Altra ipotesi alternativa – spiega la De Santis -, che l’acquedotto convogliasse l’acqua in una zona poco distante, detta Grotte dell’Acqua dove era presente un’ampia costruzione, probabile cisterna.
Il dipinto di un’incontaminata Valle degli Arcioni realizzato nel 1862 da Helmut Hottenroth, segnalatole da Carlo Guarinoni chiude l’interessante incontro con un significativo ringraziamento della relatrice a tutti coloro che le sono stati vicini e hanno offerto preziosi contributi alla ricerca storica, archeologica, geologica. Citati nella sua tesi di laurea corredata di un’approfondita bibliografia Francesco Casciotti, Cinzia Barbante, Carlo Cofini, Claudio Santangeli, Franco Arietti, Carlo Guarinoni – il Relatore Professor Marco Fabbri e il correlatore Dott.ssa Claudia Tozzi.

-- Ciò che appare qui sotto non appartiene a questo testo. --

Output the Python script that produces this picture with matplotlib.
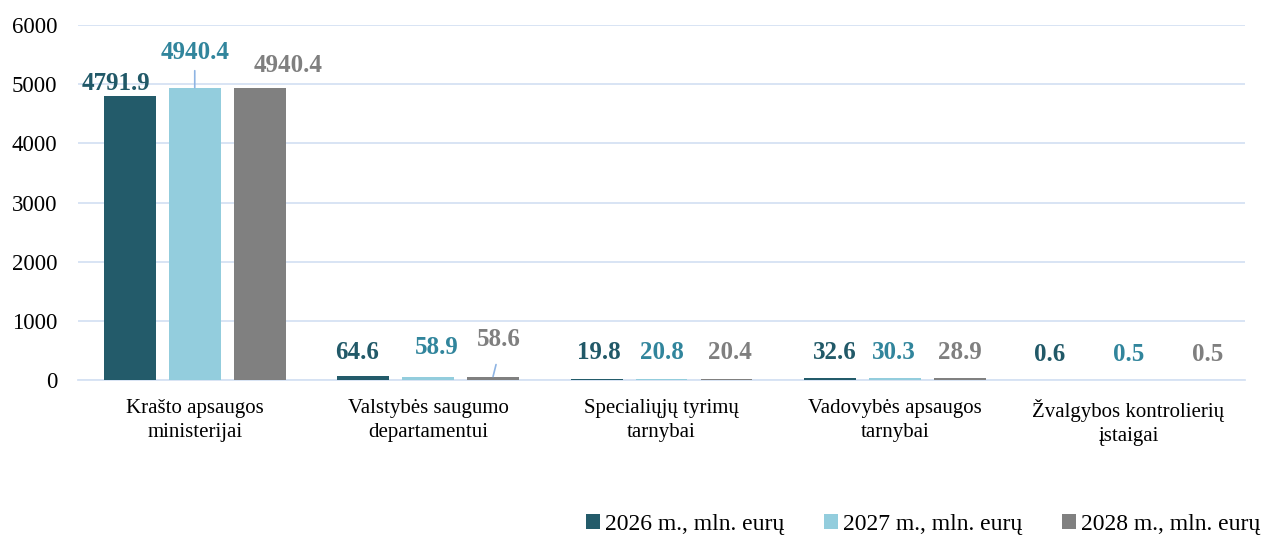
import numpy as np
import matplotlib

matplotlib.use('Agg')
import matplotlib.pyplot as plt

plt.rcParams['font.family'] = ['Liberation Serif', 'DejaVu Serif']

categories = ['Krašto apsaugos\nministerijai', 'Valstybės saugumo\ndepartamentui',
              'Specialiųjų tyrimų\ntarnybai', 'Vadovybės apsaugos\ntarnybai',
              'Žvalgybos kontrolierių\nįstaigai']
series_names = ['2026 m., mln. eurų', '2027 m., mln. eurų', '2028 m., mln. eurų']
v2026 = [4791.9, 64.6, 19.8, 32.6, 0.6]
v2027 = [4940.4, 58.9, 20.8, 30.3, 0.5]
v2028 = [4940.4, 58.6, 20.4, 28.9, 0.5]

bar_colors = ['#235B6A', '#93CDDD', '#808080']
text_colors = ['#215968', '#31859C', '#7F7F7F']
grid_color = '#D6E2F3'
leader_color = '#8EB4E3'

# label offsets in pixels (dx, dy) from bar top, hand-placed like in the original
offsets = [
    [(-14, 13), (-6, 24), (2, 26), (5, 26), (-14, 25)],
    [(0, 35), (9, 29), (0, 26), (-1, 26), (0, 25)],
    [(28, 22), (6, 37), (3, 26), (0, 26), (14, 25)],
]

fig = plt.figure(figsize=(12.67, 5.36), dpi=100)
ax = fig.add_axes([0.0616, 0.291, 0.9211, 0.6624])

x = np.arange(len(categories))
w = 0.222
step = 0.278
series = [v2026, v2027, v2028]
for i, vals in enumerate(series):
    pos = x + (i - 1) * step
    ax.bar(pos, vals, width=w, color=bar_colors[i], label=series_names[i], zorder=3)
    for j, v in enumerate(vals):
        dx, dy = offsets[i][j]
        ax.annotate('{0:.1f}'.format(v), xy=(pos[j], v), xytext=(dx, dy),
                    textcoords='offset pixels', ha='center', va='center',
                    fontsize=18, fontweight='bold', color=text_colors[i], zorder=4)

# leader lines for the labels moved away from their bars
ax.annotate('', xy=(x[0], v2027[0]), xytext=(0, 17), textcoords='offset pixels',
            arrowprops=dict(arrowstyle='-', color=leader_color, lw=1.2, shrinkA=0, shrinkB=0))
ax.annotate('', xy=(x[1] + step, v2028[1]), xytext=(3, 12), textcoords='offset pixels',
            arrowprops=dict(arrowstyle='-', color=leader_color, lw=1.2, shrinkA=0, shrinkB=0))

ax.set_ylim(0, 6000)
ax.set_xlim(-0.5, len(categories) - 0.5)
ax.set_yticks(np.arange(0, 6001, 1000))
ax.set_xticks(x)
ax.set_xticklabels(categories, fontsize=15, linespacing=1.32)
ax.tick_params(axis='y', labelsize=16.5, length=0, pad=15)
ax.tick_params(axis='x', length=0, pad=14)
ax.grid(axis='y', color=grid_color, lw=1.3, zorder=0)
for s in ['left', 'right', 'top']:
    ax.spines[s].set_visible(False)
ax.spines['bottom'].set_color(grid_color)
ax.spines['bottom'].set_linewidth(1.3)

fig.legend(loc='lower right', bbox_to_anchor=(1.0115, -0.037), ncol=3, frameon=False,
           fontsize=17, handlelength=0.6, handleheight=0.6, handletextpad=0.2,
           columnspacing=1.7)

fig.savefig('out.png', dpi=100)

Un lavoro di ricerca terminato durante la pandemia, meritatamente valutato con il massimo punteggio e la lode: conclude Rosa, ringraziando tutti i presenti, un lavoro che apre ad altri approfondimenti, ma soprattutto che alimenta sempre più la consapevolezza che il nostro territorio vada sempre più riscoperto, valorizzato e rispettato con l’obiettivo di tramandare alle future generazioni l’orgoglio d’una comunità coesa e impegnata al recupero della storia, dell’ambiente e del rispetto della natura.